Gálvez also declared that henceforth the port of New Orleans would be open to American privateers and their captures. American trading vessels were equally welcome. Any American ship that got to the mouth of the Mississippi was safe. There Spanish officials at the outpost of Balize were ordered to put them under the protection of the Spanish flag for the journey up the river to New Orleans. The captains of British frigates and sloops of war could only gnash their teeth. On another route from the sea, the “inward passage” from the Gulf across Lake Pontchartrain and Lake Maurepas to the Mississippi, American craft did not have this protection because there was no Spanish outpost at Lake Pontchartrain’s eastern exit. In mid-April of 1777 the British sloop of war West Florida captured two American batteaux and a Spanish schooner on the lake. Gálvez instantly ordered the seizure of every English vessel on the Mississippi from Balize to Manchac. Eleven floating stores were hauled to New Orleans and their tens of thousands of dollars’ worth of goods confiscated.

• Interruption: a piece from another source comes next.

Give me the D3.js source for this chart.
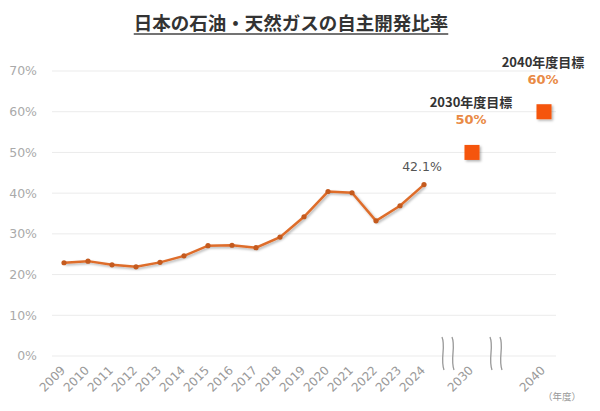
<!DOCTYPE html>
<html>
<head>
<meta charset="utf-8">
<script src="https://cdn.jsdelivr.net/npm/d3@7"></script>
<style>
  body { margin: 0; background: #fff; }
  svg { display: block; }
</style>
</head>
<body>
<div id="chart"></div>
<script>
// 自主開発比率（%）
const years = ["2009", "2010", "2011", "2012", "2013", "2014", "2015", "2016",
  "2017", "2018", "2019", "2020", "2021", "2022", "2023", "2024"];
const ratios = [22.9, 23.3, 22.4, 21.9, 23.0, 24.6, 27.1, 27.2,
  26.6, 29.2, 34.2, 40.4, 40.1, 33.2, 36.9, 42.1];

// 目標値
const targetYears = ["2030", "2040"];
const targetValues = [50, 60];
const targetLabels = ["2030年度目標", "2040年度目標"];

// x軸のスロット（空き・省略記号を含む）
const slots = [...years, "gap1", "2030", "gap2", "gap3", "2040"];
const breakSlots = ["gap1", "gap2"];
const yTicks = [0, 10, 20, 30, 40, 50, 60, 70];

const title = "日本の石油・天然ガスの自主開発比率";
const width = 600, height = 411;
const margin = { top: 71, right: 44, bottom: 55, left: 52 };
const jp = "'Noto Sans CJK JP', sans-serif";
const num = "'DejaVu Sans', sans-serif";

const svg = d3.select("#chart").append("svg")
  .attr("width", width).attr("height", height);

const defs = svg.append("defs");
const shadow = defs.append("filter").attr("id", "shadow")
  .attr("x", "-50%").attr("y", "-50%").attr("width", "200%").attr("height", "200%");
shadow.append("feDropShadow")
  .attr("dx", 1.5).attr("dy", 1.5).attr("stdDeviation", 1.2)
  .attr("flood-color", "#000").attr("flood-opacity", 0.3);

const x = d3.scaleBand()
  .domain(slots)
  .range([margin.left, width - margin.right]);

const y = d3.scaleLinear()
  .domain([0, 70])
  .range([height - margin.bottom, margin.top]);

const cx = (d) => x(d) + x.bandwidth() / 2;

// タイトル
const t = svg.append("text")
  .attr("x", 291).attr("y", 30)
  .attr("text-anchor", "middle")
  .style("font-family", jp)
  .style("font-size", "18.5px")
  .style("font-weight", "bold")
  .style("fill", "#333")
  .text(title);
const tb = t.node().getBBox();
svg.append("line")
  .attr("x1", tb.x).attr("x2", tb.x + tb.width)
  .attr("y1", 34).attr("y2", 34)
  .attr("stroke", "#444").attr("stroke-width", 1.5);

// 横グリッド
svg.append("g")
  .selectAll("line")
  .data(yTicks)
  .join("line")
  .attr("x1", margin.left).attr("x2", width - margin.right)
  .attr("y1", (d) => y(d)).attr("y2", (d) => y(d))
  .attr("stroke", "#ebebeb").attr("stroke-width", 1);

// y軸ラベル
svg.append("g")
  .selectAll("text")
  .data(yTicks)
  .join("text")
  .attr("x", 37).attr("y", (d) => y(d))
  .attr("dy", "0.35em")
  .attr("text-anchor", "end")
  .style("font-family", num)
  .style("font-size", "12.5px")
  .style("fill", "#aaa")
  .text((d) => d + "%");

// x軸ラベル（斜め）
const xLabels = [...years, ...targetYears];
svg.append("g")
  .selectAll("text")
  .data(xLabels)
  .join("text")
  .attr("transform", (d) => `translate(${cx(d) + 2},${height - margin.bottom + 15}) rotate(-45)`)
  .attr("text-anchor", "end")
  .style("font-family", num)
  .style("font-size", "12px")
  .style("fill", "#999")
  .text((d) => d);

svg.append("text")
  .attr("x", 581).attr("y", 400)
  .attr("text-anchor", "end")
  .style("font-family", jp)
  .style("font-size", "9.5px")
  .style("fill", "#999")
  .text("（年度）");

// 省略記号
const breakY0 = y(0) - 19, breakY1 = y(0) + 14;
breakSlots.forEach((s) => {
  [-5, 5].forEach((off) => {
    const bx = cx(s) + off;
    svg.append("path")
      .attr("d", `M${bx - 1},${breakY0} C${bx + 3},${breakY0 + 10} ${bx - 3},${breakY1 - 12} ${bx + 1},${breakY1}`)
      .attr("fill", "none")
      .attr("stroke", "#999")
      .attr("stroke-width", 1.3);
  });
});

// 実績の折れ線
const series = years.map((yr, i) => ({ year: yr, value: ratios[i] }));
const line = d3.line()
  .x((d) => cx(d.year))
  .y((d) => y(d.value));

svg.append("path")
  .datum(series)
  .attr("fill", "none")
  .attr("stroke", "#de6d2c")
  .attr("stroke-width", 2.5)
  .attr("filter", "url(#shadow)")
  .attr("d", line);

svg.append("g")
  .selectAll("circle")
  .data(series)
  .join("circle")
  .attr("cx", (d) => cx(d.year))
  .attr("cy", (d) => y(d.value))
  .attr("r", 2.6)
  .attr("fill", "#c45a1e");

const last = series[series.length - 1];
svg.append("text")
  .attr("x", cx(last.year) - 2).attr("y", y(last.value) - 14)
  .attr("text-anchor", "middle")
  .style("font-family", num)
  .style("font-size", "12.5px")
  .style("fill", "#555")
  .text(last.value.toFixed(1) + "%");

// 目標値
const targets = targetYears.map((yr, i) => ({ year: yr, value: targetValues[i], label: targetLabels[i] }));
const sq = 15;
svg.append("g")
  .selectAll("rect")
  .data(targets)
  .join("rect")
  .attr("x", (d) => cx(d.year) - sq / 2)
  .attr("y", (d) => y(d.value) - sq / 2)
  .attr("width", sq).attr("height", sq)
  .attr("fill", "#f5540c")
  .attr("filter", "url(#shadow)");

svg.append("g")
  .selectAll("text")
  .data(targets)
  .join("text")
  .attr("x", (d) => cx(d.year) - 1)
  .attr("y", (d) => y(d.value) - 45)
  .attr("text-anchor", "middle")
  .style("font-family", jp)
  .style("font-size", "13px")
  .style("font-weight", "bold")
  .style("fill", "#333")
  .text((d) => d.label);

svg.append("g")
  .selectAll("text")
  .data(targets)
  .join("text")
  .attr("x", (d) => cx(d.year) - 1)
  .attr("y", (d) => y(d.value) - 28)
  .attr("text-anchor", "middle")
  .style("font-family", num)
  .style("font-size", "13px")
  .style("font-weight", "bold")
  .style("fill", "#e98a45")
  .text((d) => d.value + "%");
</script>
</body>
</html>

The British riposted by sending the frigate Atlanta up the river. The captain dispatched a minimally polite letter to Gálvez, demanding to know the reason for the seizures. Simultaneously, the British started boarding French and Spanish river boats and inspecting them to make sure they were not “Rebels” (Americans). Gálvez fiercely protested the Atlanta ’s conduct; in a letter to his superiors in Havana, he said that he met the British “match in hand” (ready to fire his cannon). But he ended the letter by nervously noting that the British were talking of another frigate reinforcing the Atlanta . Between them the two ships would be able to flatten the puny defenses of New Orleans.
English merchants, hoping the governor’s act was only a fit of temper, persuaded the Atlanta to depart. The merchants learned, to their sorrow, that Gálvez was not acting on impulse. He had been waiting for a British indiscretion to permit him to pounce on their illegal trade. He soon sold all the confiscated goods at auction and began enforcing customs regulations with such strictness that by 1778 French commissioners in New Orleans, appointed to handle trade with their Caribbean islands, gleefully reported that no British flag had been seen on the river for three months.
Meanwhile, Gálvez, through Oliver Pollock, continued to funnel war supplies to the Americans in the west. The assurance of a friendly government in New Orleans did much to encourage George Rogers Clark and other Americans to take the offensive against their Indian and British enemies. Gálvez became the man behind Oliver Pollock, who was the man behind Clark’s conquest of the Northwest Territory. Although Clark achieved his astonishing string of victories with a handful of men, he still had to pay for the ammunition with which he blasted away at the British defenders of Vincennes for eighteen consecutive hours, for the food his little army bought from the territory’s largely French inhabitants, and most important, for the lavish presents Clark gave the Indians to lull them into neutrality. Once he captured the forts that ruled the vast territory, he had to garrison them and give still more presents to the Indians. On August 6, 1778, for instance, Clark wrote Pollock, begging him for “Five thousand Dollars worth of Goods most Suitable for Soldiers and Indians.”
To pay his bills Clark wrote drafts on the credit of the state of Virginia. All this paper descended the Mississippi to Pollock for payment. “The invoicefs] Mr. Pollock rendered upon all occasions in paying those bills,” Clark later declared, “I considered at the time and now to be one of the happy circumstances that enabled me to Keep Possession of that Country.” Again and again, Pollock got the money from Gálvez, often in furtive visits from his secretary late at night. By August 26, 1779, loans of “very secret service money” totaled $74,087.17. Pollock made good another $136,466.85 in drafts from Clark and other Virginians. He could never have raised this much money without Gálvez’s backing.